» REQUEST
Only the number is wanted: count the lines in the data with "this" in them.

» RECORD LIST
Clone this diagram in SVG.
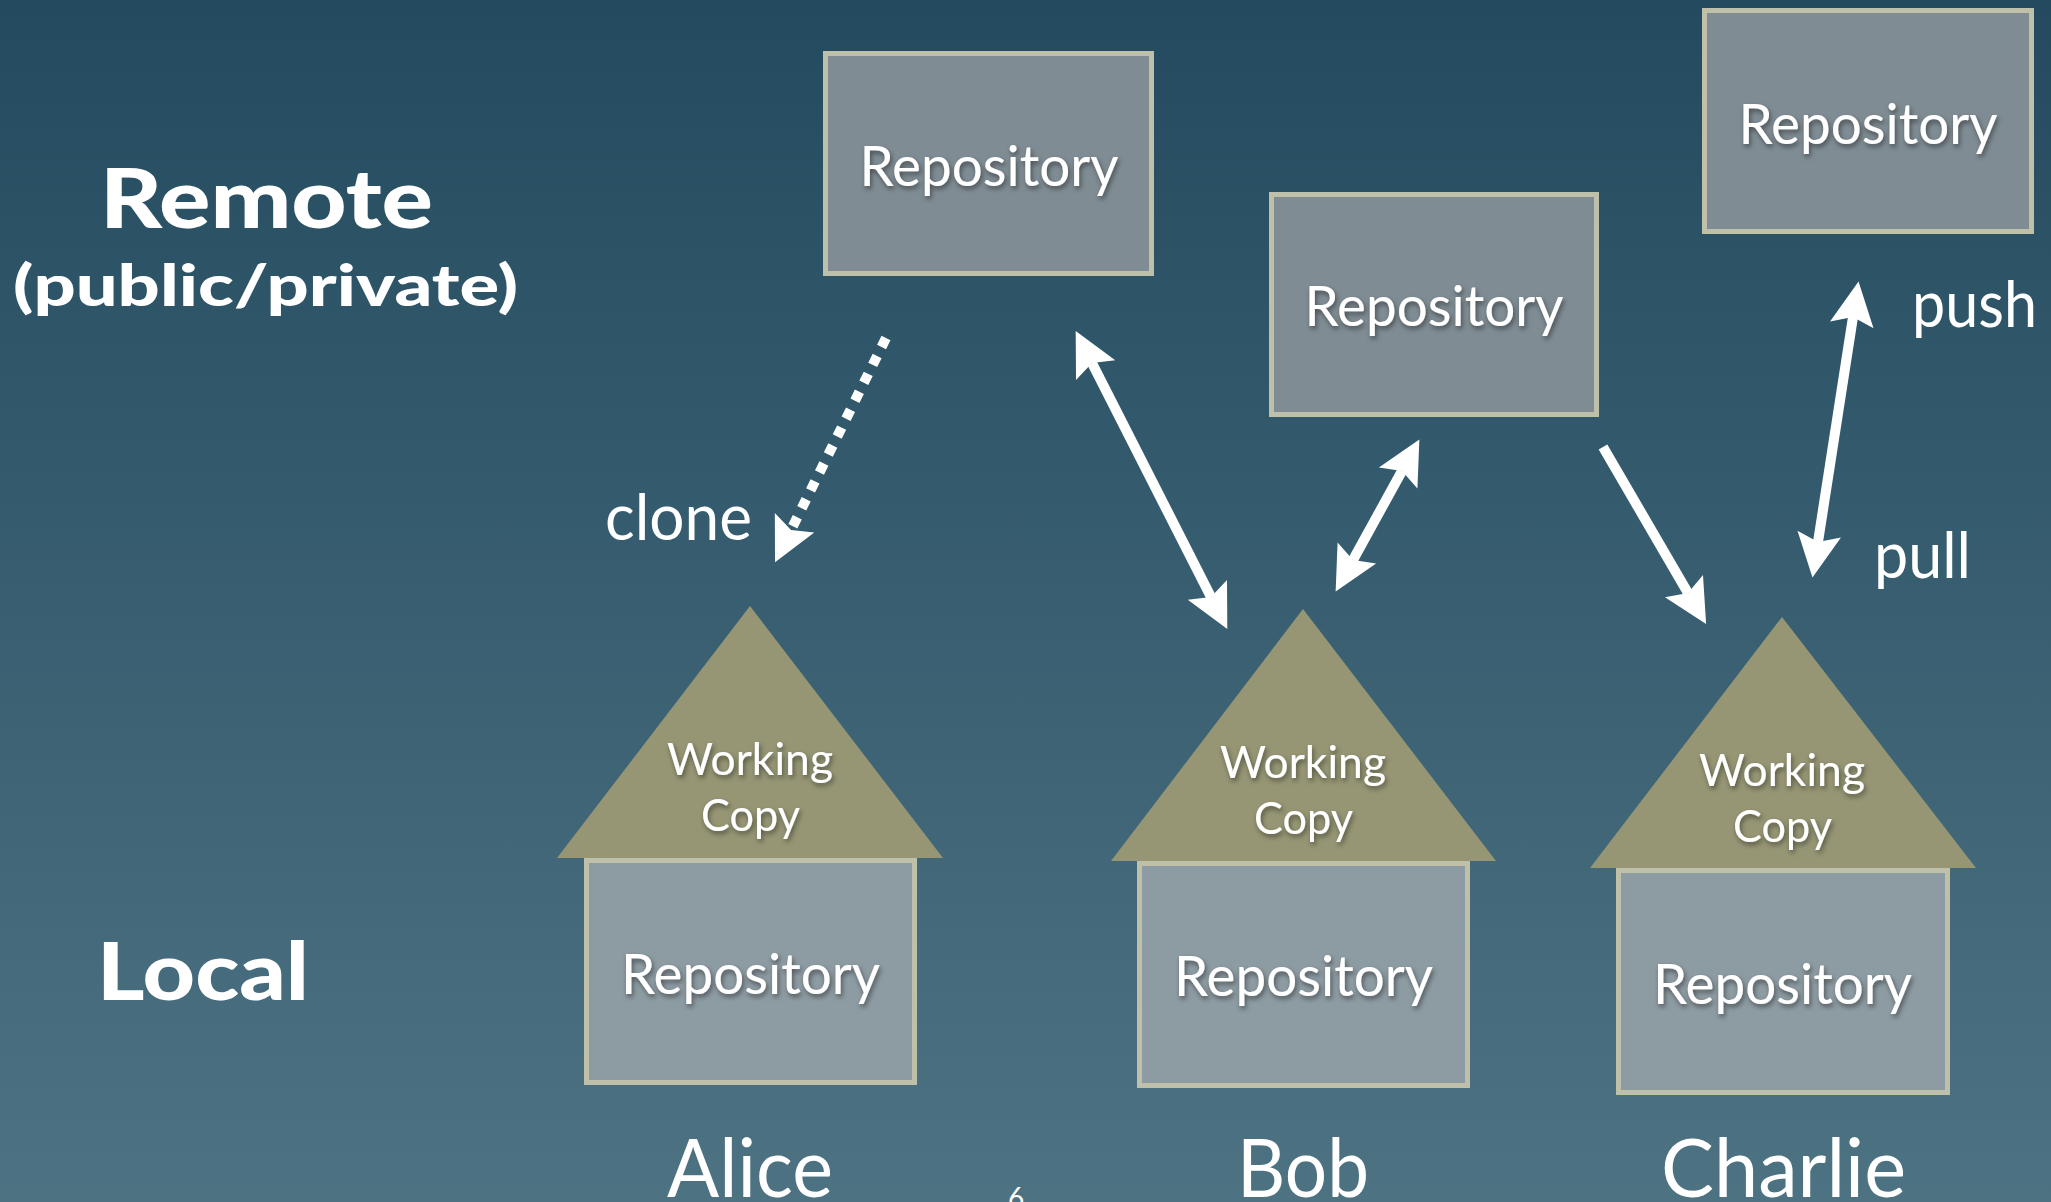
<svg xmlns="http://www.w3.org/2000/svg" width="2051" height="1202" viewBox="0 0 2051 1202">
  <defs>
    <linearGradient id="bg" x1="0" y1="0" x2="0" y2="1">
      <stop offset="0" stop-color="#234a5e"/>
      <stop offset="1" stop-color="#4d7383"/>
    </linearGradient>
    <filter id="ts" x="-20%" y="-40%" width="140%" height="180%">
      <feDropShadow dx="1.5" dy="3" stdDeviation="2.5" flood-color="#000" flood-opacity="0.45"/>
    </filter>
    <marker id="ah" markerUnits="userSpaceOnUse" viewBox="-10 -25 50 50" refX="0" refY="0" markerWidth="50" markerHeight="50" orient="auto-start-reverse" overflow="visible">
      <path d="M36,0 L-8,-22 L0,0 L-8,22 Z" fill="#ffffff"/>
    </marker>
    <style>
      text { font-family: "Lato", "Liberation Sans", sans-serif; fill: #ffffff; }
      .lbl { font-weight: 900; }
      .box { stroke: #bfc0a9; stroke-width: 5; }
      .rbox { fill: #7f8c93; }
      .lbox { fill: #8d9ba2; }
      .roof { fill: #969675; }
      .repo { font-size: 57px; filter: url(#ts); }
      .wc { font-size: 45px; filter: url(#ts); }
      .name { font-size: 82px; }
      .act { font-size: 64px; }
      .conn { stroke: #ffffff; stroke-width: 10; fill: none; }
    </style>
  </defs>

  <rect x="0" y="0" width="2051" height="1202" fill="url(#bg)"/>

  <g id="labels">
    <text class="lbl" x="100" y="228" font-size="81" textLength="333" lengthAdjust="spacingAndGlyphs">Remote</text>
    <text class="lbl" x="13" y="306" font-size="58" textLength="505" lengthAdjust="spacingAndGlyphs">(public/private)</text>
    <text class="lbl" x="97" y="1000" font-size="80" textLength="212" lengthAdjust="spacingAndGlyphs">Local</text>
  </g>

  <g id="remote-repo-1">
    <rect class="box rbox" x="825.5" y="53.5" width="326" height="220"/>
    <text class="repo" x="859.5" y="186" textLength="259" lengthAdjust="spacingAndGlyphs">Repository</text>
  </g>
  <g id="remote-repo-2">
    <rect class="box rbox" x="1271.5" y="194.5" width="325" height="220"/>
    <text class="repo" x="1304.5" y="326" textLength="259" lengthAdjust="spacingAndGlyphs">Repository</text>
  </g>
  <g id="remote-repo-3">
    <rect class="box rbox" x="1704.5" y="10.5" width="327" height="221"/>
    <text class="repo" x="1738.5" y="144" textLength="259" lengthAdjust="spacingAndGlyphs">Repository</text>
  </g>

  <g id="alice">
    <rect class="box lbox" x="586.5" y="860.5" width="328" height="222"/>
    <polygon class="roof" points="750,606 943,858 557,858"/>
    <text class="wc" x="667" y="775" textLength="166" lengthAdjust="spacingAndGlyphs">Working</text>
    <text class="wc" x="701" y="831" textLength="99" lengthAdjust="spacingAndGlyphs">Copy</text>
    <text class="repo" x="621" y="994" textLength="259" lengthAdjust="spacingAndGlyphs">Repository</text>
    <text class="name" x="667" y="1197" textLength="166" lengthAdjust="spacingAndGlyphs">Alice</text>
  </g>

  <g id="bob">
    <rect class="box lbox" x="1139.5" y="863.5" width="328" height="222"/>
    <polygon class="roof" points="1303,609 1496,861 1111,861"/>
    <text class="wc" x="1220" y="778" textLength="166" lengthAdjust="spacingAndGlyphs">Working</text>
    <text class="wc" x="1254" y="834" textLength="99" lengthAdjust="spacingAndGlyphs">Copy</text>
    <text class="repo" x="1174" y="996" textLength="259" lengthAdjust="spacingAndGlyphs">Repository</text>
    <text class="name" x="1237" y="1197" textLength="132" lengthAdjust="spacingAndGlyphs">Bob</text>
  </g>

  <g id="charlie">
    <rect class="box lbox" x="1618.5" y="870.5" width="329" height="222"/>
    <polygon class="roof" points="1782,617 1976,868 1590,868"/>
    <text class="wc" x="1699" y="786" textLength="166" lengthAdjust="spacingAndGlyphs">Working</text>
    <text class="wc" x="1733" y="842" textLength="99" lengthAdjust="spacingAndGlyphs">Copy</text>
    <text class="repo" x="1653" y="1004" textLength="259" lengthAdjust="spacingAndGlyphs">Repository</text>
    <text class="name" x="1661" y="1197" textLength="245" lengthAdjust="spacingAndGlyphs">Charlie</text>
  </g>

  <g id="connectors">
    <line class="conn" x1="886" y1="338" x2="791" y2="530" stroke-dasharray="10 10" marker-end="url(#ah)"/>
    <line class="conn" x1="1092" y1="363" x2="1211" y2="597" marker-start="url(#ah)" marker-end="url(#ah)"/>
    <line class="conn" x1="1353" y1="560" x2="1402" y2="471" marker-start="url(#ah)" marker-end="url(#ah)"/>
    <line class="conn" x1="1603" y1="447" x2="1688" y2="593" marker-end="url(#ah)"/>
    <line class="conn" x1="1818" y1="542" x2="1853" y2="317" marker-start="url(#ah)" marker-end="url(#ah)"/>
  </g>

  <g id="connector-labels">
    <text class="act" x="605" y="540" textLength="147" lengthAdjust="spacingAndGlyphs">clone</text>
    <text class="act" x="1912" y="327" textLength="125" lengthAdjust="spacingAndGlyphs">push</text>
    <text class="act" x="1874" y="578" textLength="97" lengthAdjust="spacingAndGlyphs">pull</text>
  </g>

  <text x="1016" y="1208" font-size="28" text-anchor="middle">6</text>
</svg>
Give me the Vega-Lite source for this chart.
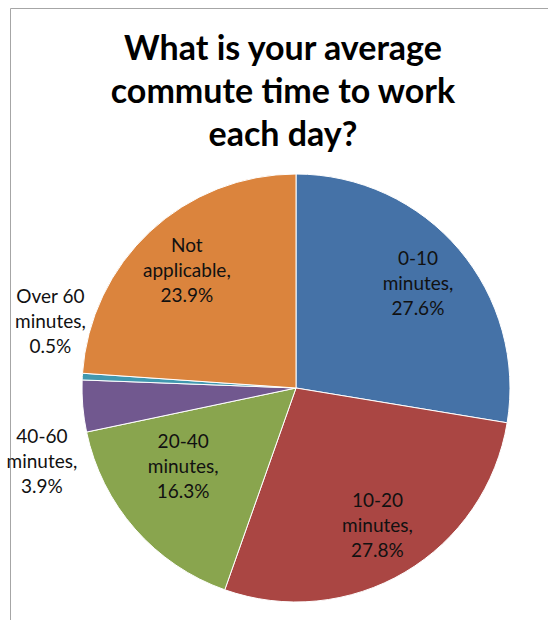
{
  "$schema": "https://vega.github.io/schema/vega-lite/v6.json",
  "autosize": "none",
  "width": 572,
  "height": 760,
  "padding": {"left": 10, "top": 8, "right": -34, "bottom": -148},
  "background": "white",
  "view": {"stroke": "#a6a6a6", "strokeWidth": 1, "fill": "white"},
  "title": {
    "text": ["What is your average", "commute time to work", "each day?"],
    "font": "Lato",
    "fontSize": 34,
    "fontWeight": "bold",
    "lineHeight": 43,
    "color": "#000000",
    "offset": -145,
    "dx": -13
  },
  "config": {"view": {"stroke": "#a6a6a6", "strokeWidth": 1}},
  "data": {
    "values": [
      {"category": "0-10 minutes", "value": 27.6, "order": 1, "label": "0-10\nminutes,\n27.6%"},
      {"category": "10-20 minutes", "value": 27.8, "order": 2, "label": "10-20\nminutes,\n27.8%"},
      {"category": "20-40 minutes", "value": 16.3, "order": 3, "label": "20-40\nminutes,\n16.3%"},
      {"category": "40-60 minutes", "value": 3.9, "order": 4, "label": "40-60\nminutes,\n3.9%"},
      {"category": "Over 60 minutes", "value": 0.5, "order": 5, "label": "Over 60\nminutes,\n0.5%"},
      {"category": "Not applicable", "value": 23.9, "order": 6, "label": "Not\napplicable,\n23.9%"}
    ]
  },
  "encoding": {
    "theta": {"field": "value", "type": "quantitative", "stack": true},
    "order": {"field": "order", "type": "quantitative"},
    "detail": {"field": "category", "type": "nominal"}
  },
  "layer": [
    {
      "mark": {"type": "arc", "outerRadius": 214, "stroke": "white", "strokeWidth": 1},
      "encoding": {
        "color": {
          "field": "category",
          "type": "nominal",
          "scale": {
            "domain": ["0-10 minutes", "10-20 minutes", "20-40 minutes", "40-60 minutes", "Over 60 minutes", "Not applicable"],
            "range": ["#4572A7", "#AA4643", "#89A54E", "#71588F", "#4198AF", "#DB843D"]
          },
          "legend": null
        }
      }
    },
    {
      "mark": {"type": "text", "radius": 160, "dy": -25, "font": "Lato", "fontSize": 19, "lineHeight": 25, "lineBreak": "\n", "color": "#111111"},
      "encoding": {
        "text": {"condition": {"test": "indexof(['0-10 minutes','10-20 minutes','Not applicable'], datum.category) >= 0", "field": "label"}, "value": ""}
      }
    },
    {
      "mark": {"type": "text", "radius": 150, "dy": -45, "font": "Lato", "fontSize": 19, "lineHeight": 25, "lineBreak": "\n", "color": "#111111"},
      "encoding": {
        "text": {"condition": {"test": "datum.category === '20-40 minutes'", "field": "label"}, "value": ""}
      }
    },
    {
      "mark": {"type": "text", "radius": 255, "dx": 0, "dy": 27, "font": "Lato", "fontSize": 19, "lineHeight": 25, "lineBreak": "\n", "color": "#111111"},
      "encoding": {
        "text": {"condition": {"test": "datum.category === '40-60 minutes'", "field": "label"}, "value": ""}
      }
    },
    {
      "mark": {"type": "text", "radius": 255, "dx": 9, "dy": -77, "font": "Lato", "fontSize": 19, "lineHeight": 25, "lineBreak": "\n", "color": "#111111"},
      "encoding": {
        "text": {"condition": {"test": "datum.category === 'Over 60 minutes'", "field": "label"}, "value": ""}
      }
    }
  ]
}
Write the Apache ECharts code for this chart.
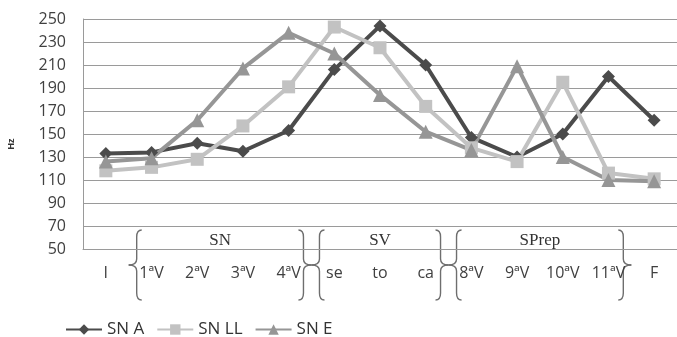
<!DOCTYPE html>
<html>
<head>
<meta charset="utf-8">
<script src="https://cdn.jsdelivr.net/npm/echarts@6/dist/echarts.min.js"></script>
<style>
  html, body { margin: 0; padding: 0; background: #fff; }
  #chart { width: 677px; height: 337px; }
</style>
</head>
<body>
<div id="chart"></div>
<script>
// Syllable / word positions along the utterance
const categories = ['I', '1ªV', '2ªV', '3ªV', '4ªV', 'se', 'to', 'ca', '8ªV', '9ªV', '10ªV', '11ªV', 'F'];

// F0 values (Hz) per position
const snA  = [133, 134, 142, 135, 153, 206, 244, 210, 147, 130, 150, 200, 162];
const snLL = [118, 121, 128, 157, 191, 243, 225, 174, 138, 126, 195, 116, 111];
const snE  = [126, 129, 162, 207, 238, 220, 184, 152, 136, 209, 130, 110, 109];

const seriesNames = ['SN A', 'SN LL', 'SN E'];

// Constituent groups: label, first and last category index covered
const groupNames = ['SN', 'SV', 'SPrep'];
const groupStart = [1, 5, 8];
const groupEnd   = [4, 7, 11];

const yTicks = { min: 50, max: 250, step: 20 };

const FONT = 'Open Sans';
const chart = echarts.init(document.getElementById('chart'), null, { renderer: 'canvas' });

const option = {
  animation: false,
  backgroundColor: '#ffffff',
  grid: { left: 83, right: -9, top: 19, bottom: 88 },
  xAxis: {
    type: 'category',
    data: categories,
    boundaryGap: true,
    axisLine: { show: true, lineStyle: { color: '#9a9a9a', width: 1 } },
    axisTick: { show: false },
    axisLabel: { color: '#404040', fontFamily: FONT, fontSize: 16, margin: 16 }
  },
  yAxis: {
    type: 'value',
    min: yTicks.min,
    max: yTicks.max,
    interval: yTicks.step,
    axisLine: { show: true, lineStyle: { color: '#9a9a9a', width: 1 } },
    axisTick: { show: false },
    splitLine: { show: true, lineStyle: { color: '#9a9a9a', width: 1 } },
    axisLabel: { color: '#404040', fontFamily: FONT, fontSize: 16, margin: 17 }
  },
  legend: {
    left: 60,
    top: 316,
    itemWidth: 36,
    itemHeight: 13,
    itemGap: 12,
    textStyle: { color: '#333333', fontFamily: FONT, fontSize: 17 },
    data: seriesNames
  },
  series: [
    {
      name: seriesNames[0], type: 'line', data: snA,
      symbol: 'diamond', symbolSize: 13,
      lineStyle: { color: '#4b4b4b', width: 4 },
      itemStyle: { color: '#4b4b4b' }
    },
    {
      name: seriesNames[1], type: 'line', data: snLL,
      symbol: 'rect', symbolSize: 13,
      lineStyle: { color: '#c2c2c2', width: 4 },
      itemStyle: { color: '#c2c2c2' }
    },
    {
      name: seriesNames[2], type: 'line', data: snE,
      symbol: 'triangle', symbolSize: 14,
      lineStyle: { color: '#969696', width: 4 },
      itemStyle: { color: '#969696' }
    }
  ]
};
chart.setOption(option);

const braceStyle = { stroke: '#6e6e6e', lineWidth: 1.4, fill: null };

// Curly brace built from curves and lines; dir = 1 gives "{", -1 gives "}"
function braceParts(tipX, top, bottom, dir) {
  const bx = tipX + dir * 8;
  const ex = bx + dir * 5;
  const mid = (top + bottom) / 2;
  const curve = (x1, y1, cx, cy, x2, y2) => ({
    type: 'bezierCurve', silent: true,
    shape: { x1: x1, y1: y1, cpx1: cx, cpy1: cy, x2: x2, y2: y2 },
    style: braceStyle
  });
  const line = (x1, y1, x2, y2) => ({
    type: 'line', silent: true,
    shape: { x1: x1, y1: y1, x2: x2, y2: y2 },
    style: braceStyle
  });
  return [
    curve(ex, top, bx, top, bx, top + 7),
    line(bx, top + 7, bx, mid - 6),
    curve(bx, mid - 6, bx, mid, tipX, mid),
    curve(tipX, mid, bx, mid, bx, mid + 6),
    line(bx, mid + 6, bx, bottom - 7),
    curve(bx, bottom - 7, bx, bottom, ex, bottom)
  ];
}

function drawAnnotations() {
  const px = i => chart.convertToPixel({ xAxisIndex: 0 }, i);
  const braceTop = 230, braceBottom = 300;
  let elements = [];
  groupNames.forEach((name, g) => {
    const a = px(groupStart[g]);
    const b = px(groupEnd[g]);
    const leftTip = (px(groupStart[g] - 1) + a) / 2;
    const rightTip = (b + px(groupEnd[g] + 1)) / 2;
    elements = elements.concat(braceParts(leftTip, braceTop, braceBottom, 1));
    elements = elements.concat(braceParts(rightTip, braceTop, braceBottom, -1));
    elements.push({
      type: 'text', silent: true,
      x: (a + b) / 2, y: 241,
      style: {
        text: name, align: 'center', verticalAlign: 'middle',
        fontFamily: 'Liberation Serif', fontSize: 17, fill: '#333333'
      }
    });
  });
  elements.push({
    type: 'text', silent: true,
    x: 12, y: 144, rotation: Math.PI / 2,
    style: {
      text: 'Hz', align: 'center', verticalAlign: 'middle',
      fontFamily: 'Liberation Sans', fontSize: 9, fontWeight: 'bold', fill: '#333333'
    }
  });
  chart.setOption({ graphic: { elements: elements } });
}
drawAnnotations();
</script>
</body>
</html>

» IN RESPONSE
3